GREAT Western Hospital has urged people to be vigilant to the signs of sepsis, after health experts warned patients to go straight to hospital if they think they have the deadly condition.

After GPs cautioned patients with colds and coughs to stay away from surgeries last week, a winter health warning has been issued to remind people to be aware of the signs of one of the UK’s biggest killers.

Health experts have now told patients with suspected sepsis not to write off the symptoms as a bad cold or flu bug, but to go hospital immediately if they suspect they have the infection.

Sepsis, known as blood poisoning or septicaemia, is a life-threatening condition where the immune system overreacts to an infection and attacks its own organs and tissues. If not treated quickly It can lead to a drop in blood pressure, organ failure or even death

In March 2015, Great Western Hospital consultant orthopaedic surgeon Dr Tony Fogg, 64, died from sepsis in Papworth Hospital in Cambridgeshire.

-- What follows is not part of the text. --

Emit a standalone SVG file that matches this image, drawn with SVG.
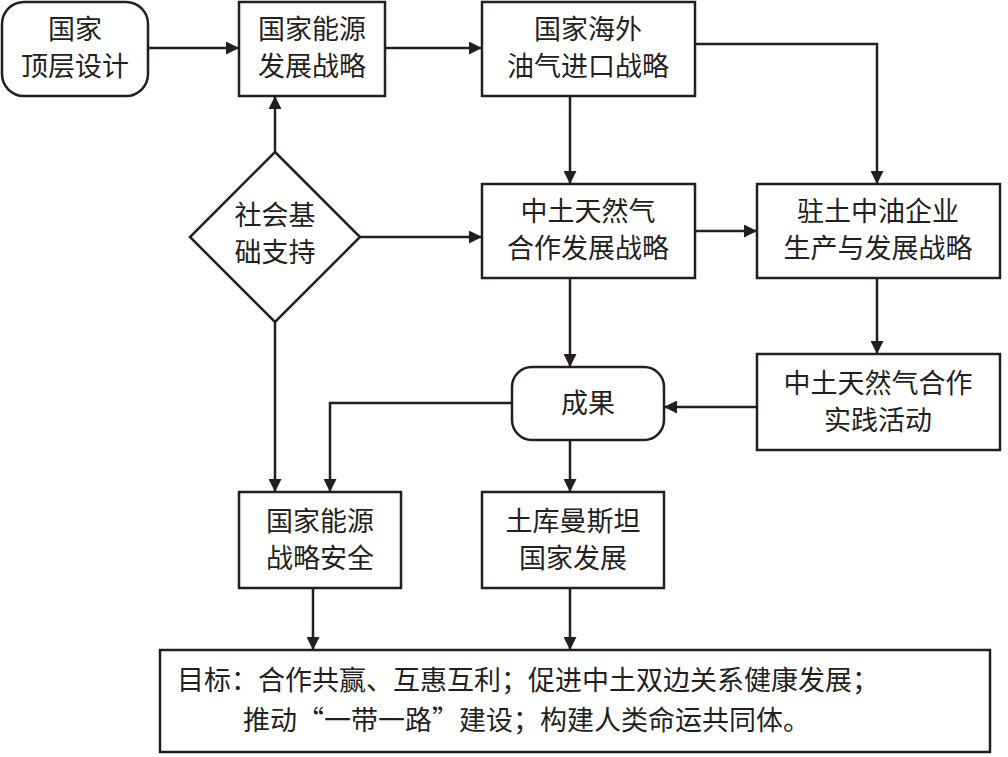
<svg xmlns="http://www.w3.org/2000/svg" width="1008" height="757" viewBox="0 0 1008 757">
<style>
.b{fill:#fff;stroke:#231f20;stroke-width:2.5}
.t{font-family:"Noto Sans CJK SC",sans-serif;font-size:27px;fill:#231f20;text-anchor:middle}
.c{fill:none;stroke:#231f20;stroke-width:2.5;marker-end:url(#a)}
</style>
<defs><marker id="a" viewBox="0 0 10 10" refX="10" refY="5" markerWidth="13" markerHeight="13" orient="auto" markerUnits="userSpaceOnUse"><path d="M0,0L10,5L0,10z" fill="#231f20"/></marker></defs>
<rect width="1008" height="757" fill="#fff"/>
<g id="connectors">
<path class="c" d="M148,48H239"/>
<path class="c" d="M385,48H482"/>
<path class="c" d="M695,44H877V184"/>
<path class="c" d="M570,96V184"/>
<path class="c" d="M275,152V96"/>
<path class="c" d="M360,237H482"/>
<path class="c" d="M695,231H757"/>
<path class="c" d="M877,278V354"/>
<path class="c" d="M570,278V367"/>
<path class="c" d="M757,407H664"/>
<path class="c" d="M512,403H330V492"/>
<path class="c" d="M275,322V492"/>
<path class="c" d="M570,440V492"/>
<path class="c" d="M313,588V650"/>
<path class="c" d="M570,588V650"/>
</g>
<g id="n1"><rect class="b" x="2" y="2" width="146" height="94" rx="22"/><text class="t" x="75" y="39">国家</text><text class="t" x="75" y="76">顶层设计</text></g>
<g id="n2"><rect class="b" x="239" y="2" width="146" height="94"/><text class="t" x="312" y="39">国家能源</text><text class="t" x="312" y="76">发展战略</text></g>
<g id="n3"><rect class="b" x="482" y="2" width="213" height="94"/><text class="t" x="588" y="39">国家海外</text><text class="t" x="588" y="76">油气进口战略</text></g>
<g id="n4"><path class="b" d="M275,152L360,237L275,322L190,237z"/><text class="t" x="275" y="225">社会基</text><text class="t" x="275" y="262">础支持</text></g>
<g id="n5"><rect class="b" x="482" y="184" width="213" height="94"/><text class="t" x="588" y="221">中土天然气</text><text class="t" x="588" y="258">合作发展战略</text></g>
<g id="n6"><rect class="b" x="757" y="184" width="243" height="94"/><text class="t" x="878" y="221">驻土中油企业</text><text class="t" x="878" y="258">生产与发展战略</text></g>
<g id="n7"><rect class="b" x="512" y="367" width="152" height="73" rx="20"/><text class="t" x="588" y="413">成果</text></g>
<g id="n8"><rect class="b" x="757" y="354" width="243" height="96"/><text class="t" x="878" y="393">中土天然气合作</text><text class="t" x="878" y="430">实践活动</text></g>
<g id="n9"><rect class="b" x="239" y="492" width="162" height="96"/><text class="t" x="320" y="531">国家能源</text><text class="t" x="320" y="568">战略安全</text></g>
<g id="n10"><rect class="b" x="482" y="492" width="182" height="96"/><text class="t" x="573" y="531">土库曼斯坦</text><text class="t" x="573" y="568">国家发展</text></g>
<g id="n11"><rect class="b" x="160" y="650" width="830" height="102"/><text class="t" x="177" y="690" style="text-anchor:start">目标：合作共赢、互惠互利；促进中土双边关系健康发展；</text><text class="t" x="243" y="730" style="text-anchor:start">推动“一带一路”建设；构建人类命运共同体。</text></g>
</svg>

He initially thought he had severe flu but tests showed three separate infections which caused sepsis and he deteriorated in hospital.

Dr Amanda Pegden, consultant physician at GWH, said: “Identifying and treating sepsis quickly will greatly increase a person’s chances of making a full recovery, which is why anyone who suspects that they or someone they love has sepsis should contact their GP as soon as possible.

“While its early symptoms are similar to those of flu, it’s important to remember that you cannot develop sepsis if you haven’t already been suffering from an infection, such as a chest or urine infection, or an injury that caused an open wound, such as a cut, bite or burn.

“It’s only right that people with everyday coughs and colds do not begin attending hospital unnecessarily, but for anyone whose flu-like symptoms tick the boxes of sepsis, there should be absolutely no hesitation in seeking medical help straightaway.”

Sepsis symptoms can include feeling dizzy or faint, confusion or disorientation, diarrhoea, nausea and vomiting, severe muscle pain, severe breathlessness, decreased urine production, loss of consciousness or cold, clammy and pale or mottled skin. It can be mistaken for flu in its early stages.

An estimated 150,000 people are struck down by sepsis each year, which results in 44,000 deaths, according to the UK Sepsis Trust.

A nationwide campaign to help parents spot the symptoms of sepsis in children was launched in December following the death of one-year-old William Mead from Cornwall.

Caroline Gamlin, NHS England South West Medical Director, said: This campaign will help parents identify when their children are seriously unwell and to encourage them to seek urgent medical attention. We know that acting quickly can save a child’s life.

“Right across NHS England we have started a new movement to tackle this condition head on.

“Staff across the NHS are being made more aware of how to spot and deal with sepsis.”